### TASK TO COMPLETE:
Leave out the images and repeat the listing below without a single change.

### INFORMATION PROVIDED:

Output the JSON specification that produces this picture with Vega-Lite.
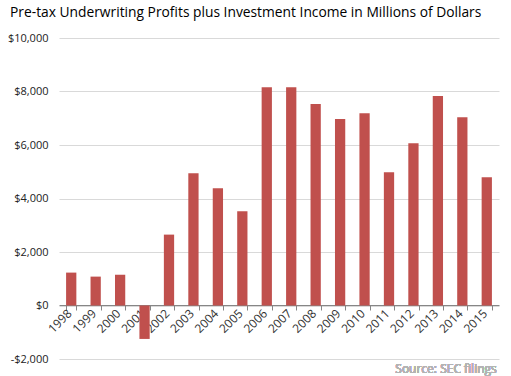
{
  "$schema": "https://vega.github.io/schema/vega-lite/v6.json",
  "width": 440,
  "height": 321,
  "autosize": {"type": "none"},
  "padding": {"left": 59, "top": 38, "right": 12, "bottom": 17},
  "background": "white",
  "title": {
    "text": "Pre-tax Underwriting Profits plus Investment Income in Millions of Dollars",
    "anchor": "start",
    "frame": "group",
    "dx": -49,
    "offset": 12,
    "font": "Open Sans",
    "fontSize": 13.8,
    "fontWeight": "normal",
    "color": "#000000"
  },
  "config": {
    "view": {"stroke": null},
    "font": "Open Sans"
  },
  "data": {
    "values": [
      {"year": "1998", "value": 1230},
      {"year": "1999", "value": 1080},
      {"year": "2000", "value": 1150},
      {"year": "2001", "value": -1250},
      {"year": "2002", "value": 2650},
      {"year": "2003", "value": 4940},
      {"year": "2004", "value": 4380},
      {"year": "2005", "value": 3520},
      {"year": "2006", "value": 8160},
      {"year": "2007", "value": 8160},
      {"year": "2008", "value": 7530},
      {"year": "2009", "value": 6970},
      {"year": "2010", "value": 7190},
      {"year": "2011", "value": 4980},
      {"year": "2012", "value": 6070},
      {"year": "2013", "value": 7830},
      {"year": "2014", "value": 7040},
      {"year": "2015", "value": 4790}
    ]
  },
  "layer": [
    {
      "mark": {"type": "bar", "color": "#C0504D"},
      "encoding": {
        "x": {
          "field": "year",
          "type": "ordinal",
          "scale": {"paddingInner": 0.58, "paddingOuter": 0.29},
          "axis": {
            "title": null,
            "offset": -54,
            "labelAngle": -45,
            "labelAlign": "right",
            "labelBaseline": "middle",
            "labelFontSize": 12,
            "labelColor": "#333333",
            "labelOffset": -2,
            "domainColor": "#868686",
            "tickColor": "#868686",
            "tickBand": "extent",
            "tickSize": 5,
            "grid": false,
            "labelPadding": 1
          }
        },
        "y": {
          "field": "value",
          "type": "quantitative",
          "scale": {"domain": [-2000, 10000], "nice": false},
          "axis": {
            "title": null,
            "values": [-2000, 0, 2000, 4000, 6000, 8000, 10000],
            "labelExpr": "(datum.value < 0 ? '-' : '') + '$' + format(abs(datum.value), ',')",
            "domain": false,
            "ticks": false,
            "gridColor": "#d9d9d9",
            "labelFontSize": 11,
            "labelColor": "#222222",
            "labelPadding": 11
          }
        }
      }
    },
    {
      "mark": {"type": "text", "align": "right", "baseline": "alphabetic", "dy": 14, "dx": 10, "fontSize": 12, "fontWeight": 400, "color": "#b3b3b3", "font": "Open Sans"},
      "encoding": {
        "x": {"datum": "2015", "type": "ordinal"},
        "y": {"datum": -2000, "type": "quantitative"},
        "text": {"value": "Source: SEC filings"}
      }
    }
  ]
}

### FINISHED ANSWER:
Output the JSON specification that produces this picture with Vega-Lite.
{
  "$schema": "https://vega.github.io/schema/vega-lite/v6.json",
  "width": 440,
  "height": 321,
  "autosize": {"type": "none"},
  "padding": {"left": 59, "top": 38, "right": 12, "bottom": 17},
  "background": "white",
  "title": {
    "text": "Pre-tax Underwriting Profits plus Investment Income in Millions of Dollars",
    "anchor": "start",
    "frame": "group",
    "dx": -49,
    "offset": 12,
    "font": "Open Sans",
    "fontSize": 13.8,
    "fontWeight": "normal",
    "color": "#000000"
  },
  "config": {
    "view": {"stroke": null},
    "font": "Open Sans"
  },
  "data": {
    "values": [
      {"year": "1998", "value": 1230},
      {"year": "1999", "value": 1080},
      {"year": "2000", "value": 1150},
      {"year": "2001", "value": -1250},
      {"year": "2002", "value": 2650},
      {"year": "2003", "value": 4940},
      {"year": "2004", "value": 4380},
      {"year": "2005", "value": 3520},
      {"year": "2006", "value": 8160},
      {"year": "2007", "value": 8160},
      {"year": "2008", "value": 7530},
      {"year": "2009", "value": 6970},
      {"year": "2010", "value": 7190},
      {"year": "2011", "value": 4980},
      {"year": "2012", "value": 6070},
      {"year": "2013", "value": 7830},
      {"year": "2014", "value": 7040},
      {"year": "2015", "value": 4790}
    ]
  },
  "layer": [
    {
      "mark": {"type": "bar", "color": "#C0504D"},
      "encoding": {
        "x": {
          "field": "year",
          "type": "ordinal",
          "scale": {"paddingInner": 0.58, "paddingOuter": 0.29},
          "axis": {
            "title": null,
            "offset": -54,
            "labelAngle": -45,
            "labelAlign": "right",
            "labelBaseline": "middle",
            "labelFontSize": 12,
            "labelColor": "#333333",
            "labelOffset": -2,
            "domainColor": "#868686",
            "tickColor": "#868686",
            "tickBand": "extent",
            "tickSize": 5,
            "grid": false,
            "labelPadding": 1
          }
        },
        "y": {
          "field": "value",
          "type": "quantitative",
          "scale": {"domain": [-2000, 10000], "nice": false},
          "axis": {
            "title": null,
            "values": [-2000, 0, 2000, 4000, 6000, 8000, 10000],
            "labelExpr": "(datum.value < 0 ? '-' : '') + '$' + format(abs(datum.value), ',')",
            "domain": false,
            "ticks": false,
            "gridColor": "#d9d9d9",
            "labelFontSize": 11,
            "labelColor": "#222222",
            "labelPadding": 11
          }
        }
      }
    },
    {
      "mark": {"type": "text", "align": "right", "baseline": "alphabetic", "dy": 14, "dx": 10, "fontSize": 12, "fontWeight": 400, "color": "#b3b3b3", "font": "Open Sans"},
      "encoding": {
        "x": {"datum": "2015", "type": "ordinal"},
        "y": {"datum": -2000, "type": "quantitative"},
        "text": {"value": "Source: SEC filings"}
      }
    }
  ]
}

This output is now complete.